Otto era um grande vendedor e, cada vez que eu começava a freqüentar uma nova escola numa nova cidade, no primeiro dia levava-me sempre a conhecer o diretor da escola e quase invariavelmente conseguia convencê-lo a colocar-me um ano acima. Como conseqüência, eu era sempre o mais novo da classe, criando mais uma barreira na possibilidade de fazer novos amigos. Conseqüentemente, tornei-me tímido, fingindo sentir prazer em ser um solitário. Era uma vida muito perturbada. Cada vez que eu começava a fazer amigos, era altura de ir embora.
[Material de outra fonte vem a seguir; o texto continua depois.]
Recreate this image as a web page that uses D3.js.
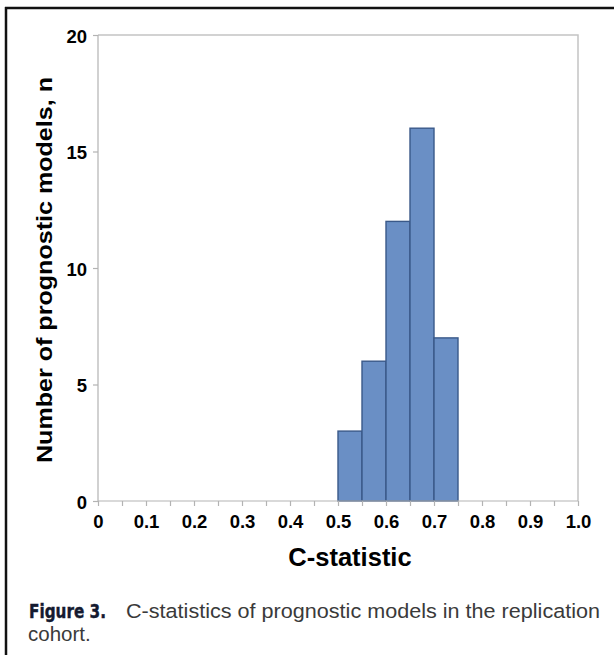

De onde veio o dinheiro, não faço idéia, mas Natalie comprou um pequeno piano espineta em segunda mão e fez questão que eu começasse a ter aulas de piano.

- Por quê? Perguntou Otto.

- Depois verás. Respondeu.

- Ele até tem mãos de músico. Eu gostava das minhas lições, mas acabaram pouco tempo depois, quando nos mudamos para Detroit.

Otto gabava-se orgulhosamente de nunca ter lido um livro na vida. Foi Natalie quem instigou em mim o amor pela leitura. Otto ficava preocupado porque eu gostava de ficar sentado em casa a ler os livros que trazia da biblioteca, quando podia estar no meio da rua a jogar basebol.

- Vais dar cabo dos olhos. – Insistia - Por que é que não és como o teu primo Seymour? Esse joga futebol com os rapazes.

O meu tio Harry foi mais longe. Uma vez ouvi-o dizer ao meu pai:

- O Sidney lê demasiado. Vai acabar mal.

Quando eu tinha dez anos, tornei as coisas piores, pois comecei a escrever. Havia uma competição de poesia numa revista chamada Wee Wisdom, uma revista para crianças. Escrevi um poema e pedi a Otto que o enviasse para a revista para eu poder concorrer.